MEMORANDUM OPINION AND ORDER - The court finds that the Plaintiff failed to show that there is a genuine dispute as to any material fact that the Defendant had actual or constructive knowledge of the water on the floor. Therefore, the Defendant is entitled to summary judgment on the Plaintiff's sole premises liability claim. Defendant's motion for summary judgment (docket entry 14 ) is accordingly GRANTED. Signed by Judge Richard A. Schell on 3/23/2017. (baf, )
IN THE UNITED STATES DISTRICT COURT
FOR THE EASTERN DISTRICT OF TEXAS
HOBBY LOBBY STORES, INC.,
Case No. 4:16-CV-103
MEMORANDUM OPINION AND ORDER GRANTING DEFENDANT’S
MOTION FOR SUMMARY JUDGMENT
The following are pending before the court:
Defendant’s motion for summary judgment and brief in support (docket entry #14);
Plaintiff Toni Hollinger’s response to Defendant’s motion for summary judgment
(docket entry #17); and
Defendant’s reply in support of its motion for summary judgment (docket entry #18).
Having considered the motion and the responsive briefing thereto, the court finds that the motion
should be GRANTED.
PROCEDURAL AND FACTUAL BACKGROUND
The following facts are largely undisputed:1
On December 21, 2013 at around 11:30 a.m., Plaintiff entered the Hobby
Lobby store in Allen, Texas to shop for some Christmas decorations. The weather
conditions that day were light snow and rain. (“It had [been] … raining … all day.”).

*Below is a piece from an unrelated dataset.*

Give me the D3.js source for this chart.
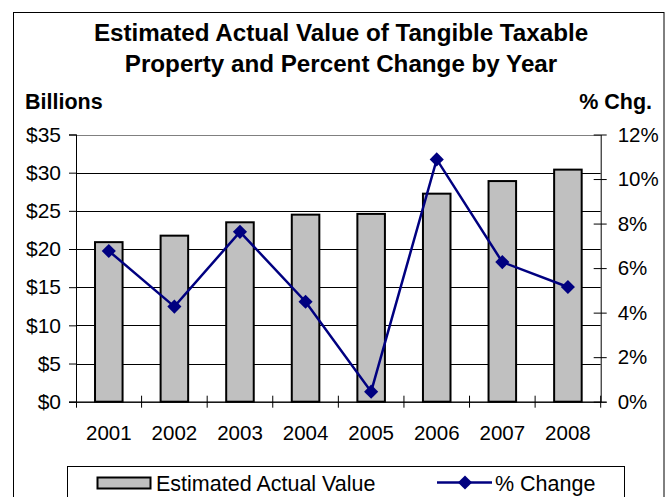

After purchasing a few items, Plaintiff left the premises and returned to her car that
was parked in the lot outside the store. Plaintiff subsequently realized that the debit
card she had used to purchase the merchandise a few minutes earlier was missing.
Approximately 15-20 minutes later, after searching for the card in her vehicle,
Citations to the record and internal footnote omitted.
Plaintiff walked back into the Hobby Lobby store to look for the debit card.
According to Plaintiff, when she returned to the store for the second time, it
was still raining outside and she was without an umbrella. Plaintiff testified that the
store was very crowded. (“It’s the second busiest [store] in the metroplex”). As
Plaintiff re-entered the store, she approached register number 2 where she had
checked out before leaving the store the first time. Suddenly, after taking a few steps,
Plaintiff slipped in some water that had been tracked in by other customers and fell.
Plaintiff testified that she fell forward and was on her stomach, face down, for
approximately 10 minutes, but that no one came to help her. Soon thereafter, another
customer, who was in line at register number 2, came over and helped Plaintiff get
up and walk over to get in line at register number 2. Plaintiff admitted that she
slipped in water tracked in by other customers and that it had been raining off and on
all day long. Plaintiff also admitted that she had no idea how long the water was on
the floor before she slipped in it or how long it had been since any Hobby Lobby
employees had mopped or cleaned the area where she allegedly slipped and fell.
When Plaintiff made it up to the counter of register number 2, she asked the
male clerk if he had her debit card. Curiously, Plaintiff did not notify the clerk that
she had just slipped in water and had fallen. After the clerk told Plaintiff he did not
have her debit card, Plaintiff walked over to register number 1 and spoke with the
store’s customer service manager, Cheryl Huelsman, about the missing card. As with
the clerk at register number 2, Plaintiff failed to notify Ms. Huelsman of the slip and
fall incident; rather, she only inquired about the missing debit card. According to
Plaintiff, Ms. Huelsman responded that “we haven’t seen the card.” Thereafter,
Plaintiff left the premises and drove home, without telling any Hobby Lobby
employee about the slip and fall incident.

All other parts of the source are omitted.